Peter Kuniholm: One question you might ask is that why do people build in kerpiç and the answer is, because it is there. And I wonder if anybody has ever taken the trouble to get an engineer and start, vector out from Çatal or Asikli, go north, south, east, and west and look at the quality of kerpiç blocks. And see whether the clays are better or worse in other areas. If you were to migrate for example from Asikli Höyük to the area of Hopa on the Black Sea and try to make a kerpiç house, it would fall down. It’s just no good. As Catherine was talking yesterday, as she was showing the marls and clays and all the rest of it, this is great stuff for making kerpiç. But there are other places where you try to use that same technique and it would get you absolutely nowhere. So, again it is there. And it’s a good thing to build it. And it is cheap.

Harald Hauptmann: Sumerians also liked to build in stone, if they would have it.

Catherine Kuzucuoglu: A comment on kerpiç. Evidently, when you are in a stony and volcanic area like Cappadocia you will use stone for your buildings. And when you are in an area like the Konya Plain, you will use kerpiç for your buildings. What is striking about kerpiç is that you have to build your house every fifty years, because, even in a place like the centre of the Konya Plain where it rains today something less than about 280mm per year, you have to change it and rebuild it every fifty years. When you look at Asikli, you have these people having most probably more rain than today in the Konya Plain, and insisting on building in kerpiç. I say insisting, because it was so difficult in a way to maintain the kerpiç system. And that all through some 800 years. It is much easier in the Konya Plain, and even in the Konya Plain people still have to spend a lot of work on it, rebuilding every two generations today their kerpiç houses. The kerpiç, and on the other hand the stone, has something to do with the perception of the duration of time.
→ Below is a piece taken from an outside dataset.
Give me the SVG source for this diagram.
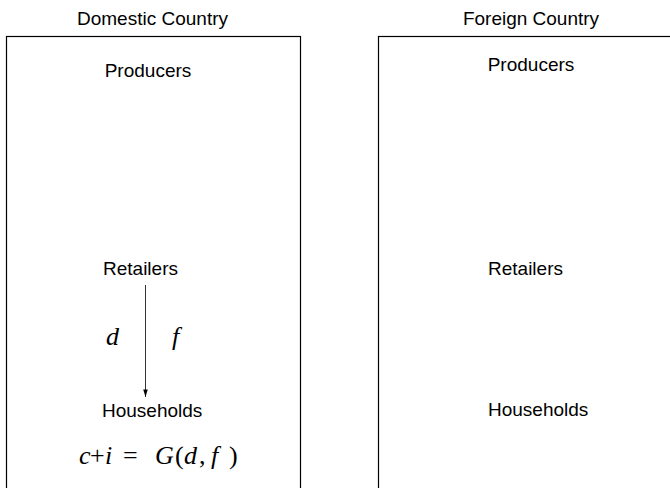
<svg xmlns="http://www.w3.org/2000/svg" width="670" height="488" viewBox="0 0 670 488">
<style>
.lbl{font-family:"Liberation Sans",Arial,sans-serif;font-size:19px;fill:#000}
.box{fill:none;stroke:#000;stroke-width:1.2}
.m{font-family:"Liberation Serif","Times New Roman",serif;font-size:26px;fill:#000}
.mi{font-style:italic}
</style>
<defs>
<marker id="ah" viewBox="0 0 10 6" refX="10" refY="3" markerWidth="9" markerHeight="4.5" orient="auto" markerUnits="userSpaceOnUse">
<path d="M0,0 L10,3 L0,6 Z" fill="#000"/>
</marker>
</defs>
<g id="domestic">
<text class="lbl" x="152.5" y="25" text-anchor="middle">Domestic Country</text>
<rect class="box" x="6.5" y="36.5" width="294" height="460"/>
</g>
<g id="foreign">
<text class="lbl" x="531" y="25" text-anchor="middle">Foreign Country</text>
<rect class="box" x="378.5" y="36.5" width="300" height="460"/>
</g>
<g id="dom-producers"><text class="lbl" x="148" y="77" text-anchor="middle">Producers</text></g>
<g id="dom-retailers"><text class="lbl" x="103" y="275">Retailers</text></g>
<g id="dom-households"><text class="lbl" x="102" y="417">Households</text></g>
<g id="for-producers"><text class="lbl" x="531" y="71" text-anchor="middle">Producers</text></g>
<g id="for-retailers"><text class="lbl" x="488" y="275">Retailers</text></g>
<g id="for-households"><text class="lbl" x="488" y="416">Households</text></g>
<g id="connectors">
<line x1="145.5" y1="285" x2="145.5" y2="397" stroke="#000" stroke-width="0.8" marker-end="url(#ah)"/>
<text class="m mi" x="106" y="345">d</text>
<text class="m mi" x="172" y="345">f</text>
</g>
<g id="formula">
<text class="m" y="464"><tspan class="mi" x="79">c</tspan><tspan x="90">+</tspan><tspan class="mi" x="105">i</tspan><tspan x="123">=</tspan><tspan class="mi" x="155">G</tspan><tspan x="175">(</tspan><tspan class="mi" x="184">d</tspan><tspan x="199">,</tspan><tspan class="mi" x="211">f</tspan><tspan x="229">)</tspan></text>
</g>
</svg>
Günes Duru: We have very important data for Asikli. I mean, they do not use stone for their houses, they use stone for surrounding walls, and for the public building but not for houses. This is an important key, I think.

Eleni Asouti: I just want to point to another characteristic of mud brick as a raw material for building houses. For example, we know from Çatalhöyük that probably no single house stayed unmodified thorough out its lifetime. Modifications, internal modifications and rearrangements were a constant characteristic of architecture and individual building development there. I am not so familiar with the Asikli material, but maybe this emphasis on using mud brick has also such a functional aspect there. Have you considered that? Because mud brick is obviously much more amenable to modifications than I suppose stone.
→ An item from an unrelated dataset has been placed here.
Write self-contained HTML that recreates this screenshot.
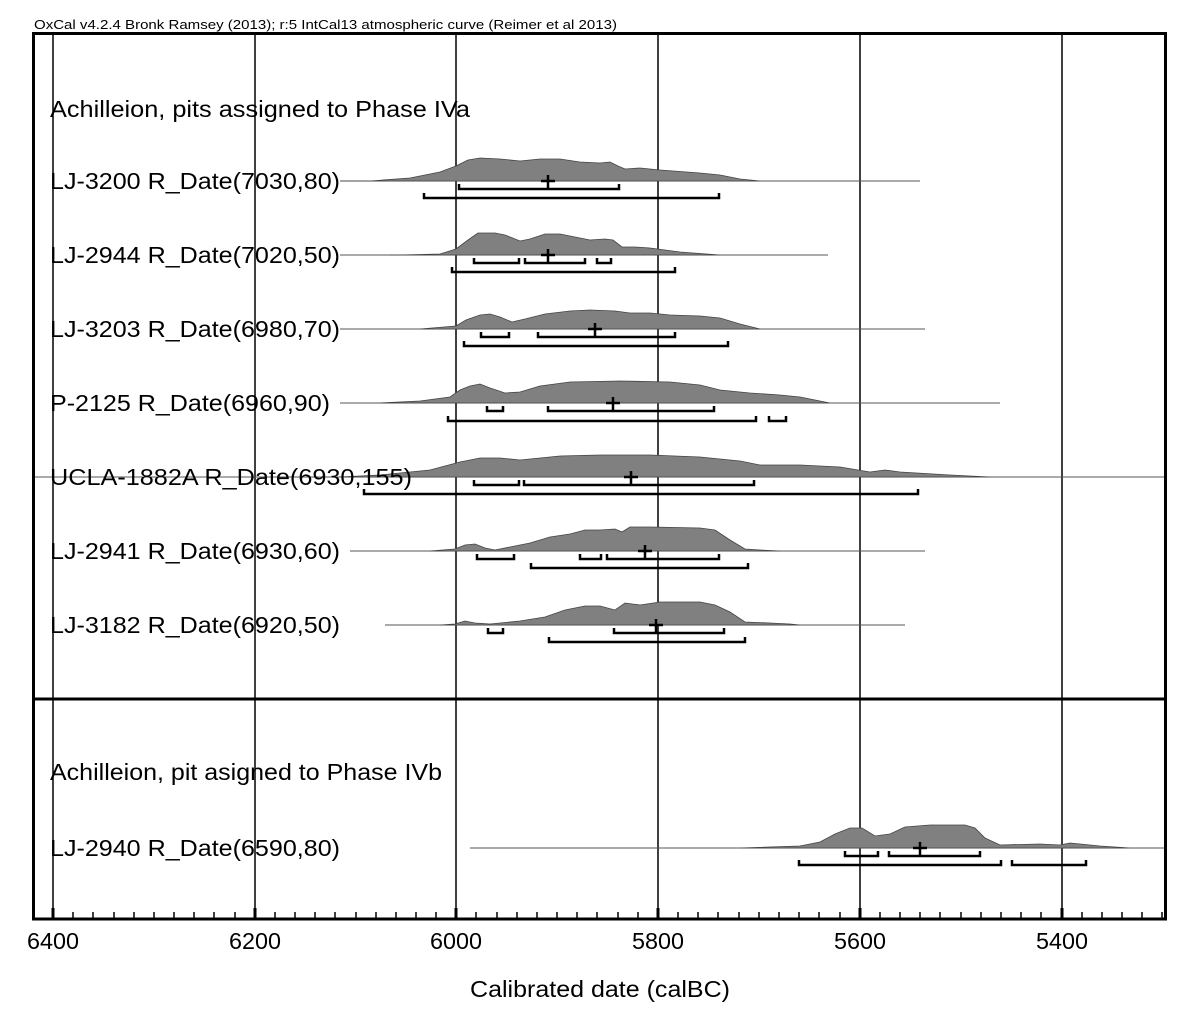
<!DOCTYPE html>
<html><head><meta charset="utf-8"><style>body{margin:0;background:#fff}svg{display:block}</style></head><body>
<svg width="1200" height="1022" viewBox="0 0 1200 1022" xmlns="http://www.w3.org/2000/svg" font-family="Liberation Sans, sans-serif">
<rect width="1200" height="1022" fill="#fff"/>
<text x="34" y="29" font-size="13" textLength="583" lengthAdjust="spacingAndGlyphs">OxCal v4.2.4 Bronk Ramsey (2013); r:5 IntCal13 atmospheric curve (Reimer et al 2013)</text>
<g stroke="#000" stroke-width="1.5">
<line x1="53" y1="33" x2="53" y2="919"/><line x1="255" y1="33" x2="255" y2="919"/><line x1="456" y1="33" x2="456" y2="919"/><line x1="658" y1="33" x2="658" y2="919"/><line x1="860" y1="33" x2="860" y2="919"/><line x1="1062" y1="33" x2="1062" y2="919"/>
</g>
<g stroke="#555" stroke-width="1">
<line x1="340" y1="181" x2="920" y2="181"/><line x1="340" y1="255" x2="828" y2="255"/><line x1="340" y1="329" x2="925" y2="329"/><line x1="340" y1="403" x2="1000" y2="403"/><line x1="33" y1="477" x2="1166" y2="477"/><line x1="350" y1="551" x2="925" y2="551"/><line x1="385" y1="625" x2="905" y2="625"/><line x1="470" y1="848" x2="1166" y2="848"/>
</g>
<g fill="#808080" stroke="#444" stroke-width="0.8">
<path d="M340,181 L370,181 410,178 440,172 456,166 468,160 480,158 500,159 520,161 540,159 560,159 580,162 600,163 610,162 618,166 625,169 640,168 660,170 700,173 720,175 740,179 760,181Z"/>
<path d="M390,255 L400,255 440,254 456,249 468,240 478,233 495,233 505,235 520,241 530,239 545,234 560,234 575,237 590,240 605,239 613,240 622,247 635,247 650,248 680,252 720,255Z"/>
<path d="M420,329 L456,326 466,320 480,315 490,314 500,317 512,322 525,319 545,314 570,311 590,310 615,311 630,313 650,313 670,315 700,316 720,318 740,324 760,329Z"/>
<path d="M380,403 L420,401 450,397 460,390 470,386 480,384 490,388 505,393 520,392 540,386 570,382 620,381 670,382 700,385 720,390 750,393 780,395 800,397 815,400 830,403Z"/>
<path d="M340,477 L380,475 430,470 460,462 480,458 500,458 520,460 560,456 600,455 650,455 700,457 740,461 760,465 800,465 840,467 870,472 885,470 900,472 950,475 990,477Z"/>
<path d="M430,551 L455,549 465,545 475,544 485,548 495,550 510,547 530,543 550,537 570,534 585,530 600,530 615,529 622,532 630,527 650,527 700,528 715,530 730,540 745,549 760,550 780,551Z"/>
<path d="M440,625 L455,624 465,621 475,623 490,624 520,621 545,617 565,610 585,606 600,606 615,610 625,603 640,605 660,602 700,602 715,605 730,612 745,622 770,623 790,624 800,625Z"/>
<path d="M740,848 L800,846 820,842 835,834 850,828 862,828 875,836 890,834 905,827 930,825 965,825 975,828 985,838 1000,845 1040,844 1060,845 1070,843 1080,844 1100,846 1130,848Z"/>
</g>
<g fill="none" stroke="#000" stroke-width="2.5">
<path d="M459,184V189H619V184M424,193V198H719V193"/>
<path d="M474,258V263H519V258M525,258V263H585V258M597,258V263H611V258M452,267V272H675V267"/>
<path d="M481,332V337H509V332M538,332V337H675V332M464,341V346H728V341"/>
<path d="M487,406V411H503V406M548,406V411H714V406M448,416V421H756V416M769,416V421H786V416"/>
<path d="M474,480V485H519V480M524,480V485H754V480M364,489V494H918V489"/>
<path d="M477,554V559H514V554M580,554V559H601V554M607,554V559H719V554M531,563V568H748V563"/>
<path d="M488,628V633H503V628M614,628V633H724V628M549,637V642H745V637"/>
<path d="M845,851V856H878V851M889,851V856H980V851M799,860V865H1001V860M1012,860V865H1086V860"/>
</g>
<g stroke="#000" stroke-width="2.5">
<path d="M548,175V188M541,181H555"/><path d="M548,249V262M541,255H555"/><path d="M595,323V336M588,329H602"/><path d="M613,397V410M606,403H620"/><path d="M631,471V484M624,477H638"/><path d="M645,545V558M638,551H652"/><path d="M656,619V632M649,625H663"/><path d="M920,842V855M913,848H927"/>
</g>
<g font-size="23" fill="#000" lengthAdjust="spacingAndGlyphs">
<text x="50" y="117" textLength="420" lengthAdjust="spacingAndGlyphs">Achilleion, pits assigned to Phase IVa</text>
<text x="50" y="189" textLength="290" lengthAdjust="spacingAndGlyphs">LJ-3200 R_Date(7030,80)</text>
<text x="50" y="263" textLength="290" lengthAdjust="spacingAndGlyphs">LJ-2944 R_Date(7020,50)</text>
<text x="50" y="337" textLength="290" lengthAdjust="spacingAndGlyphs">LJ-3203 R_Date(6980,70)</text>
<text x="50" y="411" textLength="280" lengthAdjust="spacingAndGlyphs">P-2125 R_Date(6960,90)</text>
<text x="50" y="485" textLength="362" lengthAdjust="spacingAndGlyphs">UCLA-1882A R_Date(6930,155)</text>
<text x="50" y="559" textLength="290" lengthAdjust="spacingAndGlyphs">LJ-2941 R_Date(6930,60)</text>
<text x="50" y="633" textLength="290" lengthAdjust="spacingAndGlyphs">LJ-3182 R_Date(6920,50)</text>
<text x="50" y="780" textLength="392" lengthAdjust="spacingAndGlyphs">Achilleion, pit asigned to Phase IVb</text>
<text x="50" y="856" textLength="290" lengthAdjust="spacingAndGlyphs">LJ-2940 R_Date(6590,80)</text>
</g>
<g fill="none" stroke="#000" stroke-width="3">
<rect x="33.5" y="33.5" width="1132" height="885.5"/>
<line x1="33" y1="699" x2="1166" y2="699"/>
</g>
<g font-size="23" text-anchor="middle">
<text x="53" y="949" textLength="52" lengthAdjust="spacingAndGlyphs">6400</text><text x="255" y="949" textLength="52" lengthAdjust="spacingAndGlyphs">6200</text><text x="456" y="949" textLength="52" lengthAdjust="spacingAndGlyphs">6000</text><text x="658" y="949" textLength="52" lengthAdjust="spacingAndGlyphs">5800</text><text x="860" y="949" textLength="52" lengthAdjust="spacingAndGlyphs">5600</text><text x="1062" y="949" textLength="52" lengthAdjust="spacingAndGlyphs">5400</text>
<text x="600" y="997" textLength="260" lengthAdjust="spacingAndGlyphs">Calibrated date (calBC)</text>
</g>
<path stroke="#000" stroke-width="1.5" d="M73,919v-7M93,919v-7M114,919v-7M134,919v-7M154,919v-7M174,919v-7M194,919v-7M214,919v-7M235,919v-7M275,919v-7M295,919v-7M315,919v-7M335,919v-7M356,919v-7M376,919v-7M396,919v-7M416,919v-7M436,919v-7M476,919v-7M497,919v-7M517,919v-7M537,919v-7M557,919v-7M577,919v-7M597,919v-7M618,919v-7M638,919v-7M678,919v-7M698,919v-7M718,919v-7M739,919v-7M759,919v-7M779,919v-7M799,919v-7M819,919v-7M840,919v-7M880,919v-7M900,919v-7M920,919v-7M940,919v-7M961,919v-7M981,919v-7M1001,919v-7M1021,919v-7M1041,919v-7M1082,919v-7M1102,919v-7M1122,919v-7M1142,919v-7M1162,919v-7"/>
<path stroke="#000" stroke-width="3" d="M53,919v-11M255,919v-11M456,919v-11M658,919v-11M860,919v-11M1062,919v-11"/>
</svg>
</body></html>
Marcel Otte: I would like to stress the importance of architectural traditions. Look, for instance, now in places where there are two different communities, like in the Crimea or in Central Asia. You see there that the Russian have their own architecture made of wood, but that the Cossack or the Crimean people build in stone. It is just a question of tradition and values deep inside their minds. It’s not a question of raw materials. Because the way of building is the way also of conceiving the self as a society and towards the others.

Bleda Düring: I am interested in this distinction you make between stone buildings and mud-brick buildings. One important thing is that we have to remember that mostly we are looking at the foundations of buildings only. I am not sure for Asikli, but I know from Kösk Höyük and Hacilar and Kuruçay a bit further to the west, where you have stone foundations with mud-brick superstructures. And in that sense, I don’t think there is any difference between how long the buildings lasted. Because they were not entirely built of stone. What we do see is that sites with mud brick only –, that the buildings are always founded on top of their predecessors. So from a purely functionalist perspective, they don’t really need any stone foundation. They have this continuity. And I am wondering whether we can we make a distinction between sites where buildings are built in a different place than the predecessors, where they use stone foundations; and sites on the other hand where they always built houses on top of each other, where they use mud brick.